▶ **Task prompt**
Without the images, write out all of the following entries exactly.

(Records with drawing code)
============================================================
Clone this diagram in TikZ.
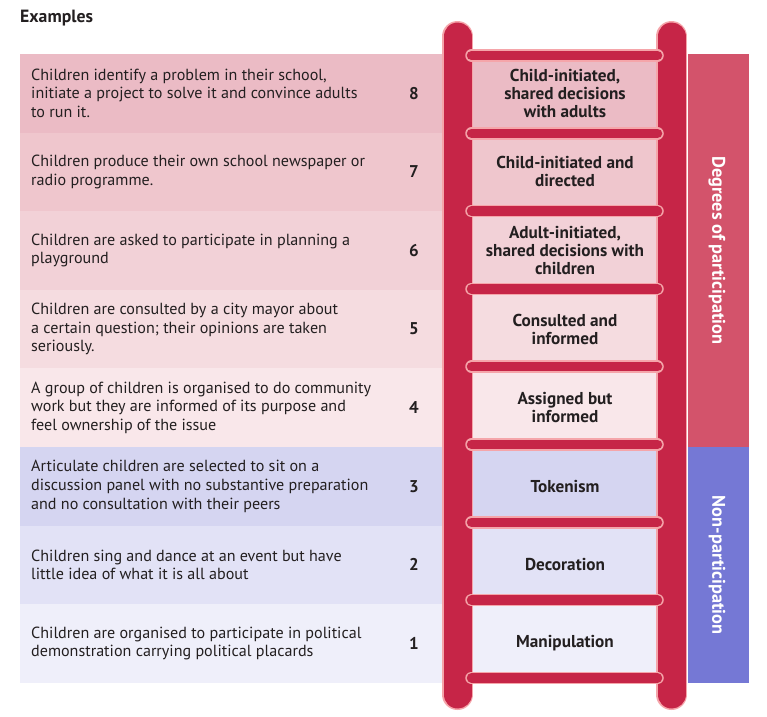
\documentclass[tikz,border=0pt]{standalone}
\usepackage{fontspec}
\setmainfont{PT Sans}

% colours of the ladder and the rows
\definecolor{ink}{HTML}{231F20}
\definecolor{railred}{HTML}{C62547}
\definecolor{railpink}{HTML}{F5A5AA}
\definecolor{degband}{HTML}{D3536B}
\definecolor{nonband}{HTML}{7578D5}
\definecolor{rowA}{HTML}{EBBBC5}
\definecolor{rowB}{HTML}{EFC6CD}
\definecolor{rowC}{HTML}{F2D1D7}
\definecolor{rowD}{HTML}{F5DCE0}
\definecolor{rowE}{HTML}{F9E7EA}
\definecolor{rowF}{HTML}{D5D5F1}
\definecolor{rowG}{HTML}{E2E2F6}
\definecolor{rowH}{HTML}{EFEFFA}

\begin{document}
\begin{tikzpicture}[x=1pt, y=-1pt,
    rowtext/.style={anchor=west, align=left, inner sep=0pt, text=ink,
        font=\fontsize{16.1}{18.7}\selectfont},
    rownum/.style={inner sep=0pt, text=ink, font=\bfseries\fontsize{17}{18}\selectfont},
    levellabel/.style={align=center, inner sep=0pt, text=ink,
        font=\bfseries\fontsize{17.2}{18}\selectfont},
    bandlabel/.style={rotate=-90, inner sep=0pt, text=white,
        font=\bfseries\fontsize{18.3}{20}\selectfont}]
    \useasboundingbox (0,0) rectangle (767,716);
    \node[anchor=west, inner sep=0pt, text=ink, font=\bfseries\fontsize{17.7}{20}\selectfont]
        (title) at (20,18) {Examples};

    % rows of examples, from 8 (top) down to 1
    \foreach \i/\col/\txt/\lbl in {
        0/rowA/{Children identify a problem in their school,\\initiate a project to solve it and convince adults\\to run it.}/{Child-initiated,\\shared decisions\\with adults},
        1/rowB/{Children produce their own school newspaper or\\radio programme.}/{Child-initiated and\\directed},
        2/rowC/{Children are asked to participate in planning a\\playground}/{Adult-initiated,\\shared decisions with\\children},
        3/rowD/{Children are consulted by a city mayor about\\a certain question; their opinions are taken\\seriously.}/{Consulted and\\informed},
        4/rowE/{A group of children is organised to do community\\work but they are informed of its purpose and\\feel ownership of the issue}/{Assigned but\\informed},
        5/rowF/{Articulate children are selected to sit on a\\discussion panel with no substantive preparation\\and no consultation with their peers}/{Tokenism},
        6/rowG/{Children sing and dance at an event but have\\little idea of what it is all about}/{Decoration},
        7/rowH/{Children are organised to participate in political\\demonstration carrying political placards}/{Manipulation}} {
        \pgfmathsetmacro\top{54+78.6*\i}
        \pgfmathsetmacro\mid{\top+39.3}
        \pgfmathtruncatemacro\n{8-\i}
        \fill[\col] (20,\top) rectangle (672,\top+78.6);
        \node[rowtext] (ex\n) at (31,\mid) {\txt};
        \node[rownum] (num\n) at (414,\mid) {\n};
        \node[levellabel] (lvl\n) at (565,\mid) {\lbl};
    }

    % bands on the right
    \fill[degband] (688,54) rectangle (749,447);
    \fill[nonband] (688,447) rectangle (749,683);
    \node[bandlabel] (degrees) at (717,250.5) {Degrees of participation};
    \node[bandlabel] (nonpart) at (717,565) {Non-participation};

    % ladder rails
    \foreach \x in {457.5, 671.5} {
        \draw[railpink, line width=31, line cap=round] (\x,36.5) -- (\x,694.5);
        \draw[railred, line width=28, line cap=round] (\x,36.5) -- (\x,694.5);
    }
    % rungs
    \foreach \j in {0,...,8} {
        \pgfmathsetmacro\ry{55.5+77.8*\j}
        \draw[railpink, line width=12.5, line cap=round] (471.5,\ry) -- (657.5,\ry);
        \draw[railred, line width=9.5, line cap=round] (471.5,\ry) -- (657.5,\ry);
    }
\end{tikzpicture}
\end{document}
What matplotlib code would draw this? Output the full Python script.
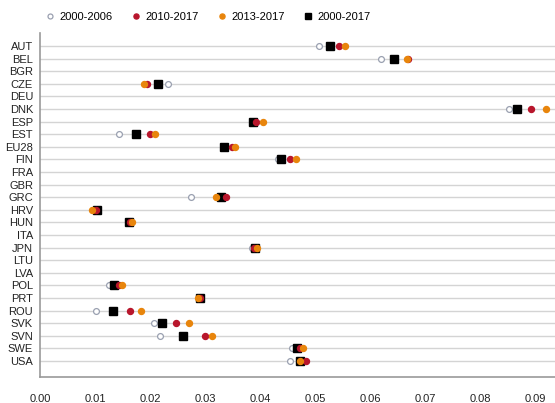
============================================================
▶ **Complete output**
Clone this diagram in TikZ.
\documentclass[tikz,border=0pt]{standalone}
\usepackage{fontspec}
\setmainfont{PT Sans}

% colours of the ladder and the rows
\definecolor{ink}{HTML}{231F20}
\definecolor{railred}{HTML}{C62547}
\definecolor{railpink}{HTML}{F5A5AA}
\definecolor{degband}{HTML}{D3536B}
\definecolor{nonband}{HTML}{7578D5}
\definecolor{rowA}{HTML}{EBBBC5}
\definecolor{rowB}{HTML}{EFC6CD}
\definecolor{rowC}{HTML}{F2D1D7}
\definecolor{rowD}{HTML}{F5DCE0}
\definecolor{rowE}{HTML}{F9E7EA}
\definecolor{rowF}{HTML}{D5D5F1}
\definecolor{rowG}{HTML}{E2E2F6}
\definecolor{rowH}{HTML}{EFEFFA}

\begin{document}
\begin{tikzpicture}[x=1pt, y=-1pt,
    rowtext/.style={anchor=west, align=left, inner sep=0pt, text=ink,
        font=\fontsize{16.1}{18.7}\selectfont},
    rownum/.style={inner sep=0pt, text=ink, font=\bfseries\fontsize{17}{18}\selectfont},
    levellabel/.style={align=center, inner sep=0pt, text=ink,
        font=\bfseries\fontsize{17.2}{18}\selectfont},
    bandlabel/.style={rotate=-90, inner sep=0pt, text=white,
        font=\bfseries\fontsize{18.3}{20}\selectfont}]
    \useasboundingbox (0,0) rectangle (767,716);
    \node[anchor=west, inner sep=0pt, text=ink, font=\bfseries\fontsize{17.7}{20}\selectfont]
        (title) at (20,18) {Examples};

    % rows of examples, from 8 (top) down to 1
    \foreach \i/\col/\txt/\lbl in {
        0/rowA/{Children identify a problem in their school,\\initiate a project to solve it and convince adults\\to run it.}/{Child-initiated,\\shared decisions\\with adults},
        1/rowB/{Children produce their own school newspaper or\\radio programme.}/{Child-initiated and\\directed},
        2/rowC/{Children are asked to participate in planning a\\playground}/{Adult-initiated,\\shared decisions with\\children},
        3/rowD/{Children are consulted by a city mayor about\\a certain question; their opinions are taken\\seriously.}/{Consulted and\\informed},
        4/rowE/{A group of children is organised to do community\\work but they are informed of its purpose and\\feel ownership of the issue}/{Assigned but\\informed},
        5/rowF/{Articulate children are selected to sit on a\\discussion panel with no substantive preparation\\and no consultation with their peers}/{Tokenism},
        6/rowG/{Children sing and dance at an event but have\\little idea of what it is all about}/{Decoration},
        7/rowH/{Children are organised to participate in political\\demonstration carrying political placards}/{Manipulation}} {
        \pgfmathsetmacro\top{54+78.6*\i}
        \pgfmathsetmacro\mid{\top+39.3}
        \pgfmathtruncatemacro\n{8-\i}
        \fill[\col] (20,\top) rectangle (672,\top+78.6);
        \node[rowtext] (ex\n) at (31,\mid) {\txt};
        \node[rownum] (num\n) at (414,\mid) {\n};
        \node[levellabel] (lvl\n) at (565,\mid) {\lbl};
    }

    % bands on the right
    \fill[degband] (688,54) rectangle (749,447);
    \fill[nonband] (688,447) rectangle (749,683);
    \node[bandlabel] (degrees) at (717,250.5) {Degrees of participation};
    \node[bandlabel] (nonpart) at (717,565) {Non-participation};

    % ladder rails
    \foreach \x in {457.5, 671.5} {
        \draw[railpink, line width=31, line cap=round] (\x,36.5) -- (\x,694.5);
        \draw[railred, line width=28, line cap=round] (\x,36.5) -- (\x,694.5);
    }
    % rungs
    \foreach \j in {0,...,8} {
        \pgfmathsetmacro\ry{55.5+77.8*\j}
        \draw[railpink, line width=12.5, line cap=round] (471.5,\ry) -- (657.5,\ry);
        \draw[railred, line width=9.5, line cap=round] (471.5,\ry) -- (657.5,\ry);
    }
\end{tikzpicture}
\end{document}
What matplotlib code would draw this? Output the full Python script.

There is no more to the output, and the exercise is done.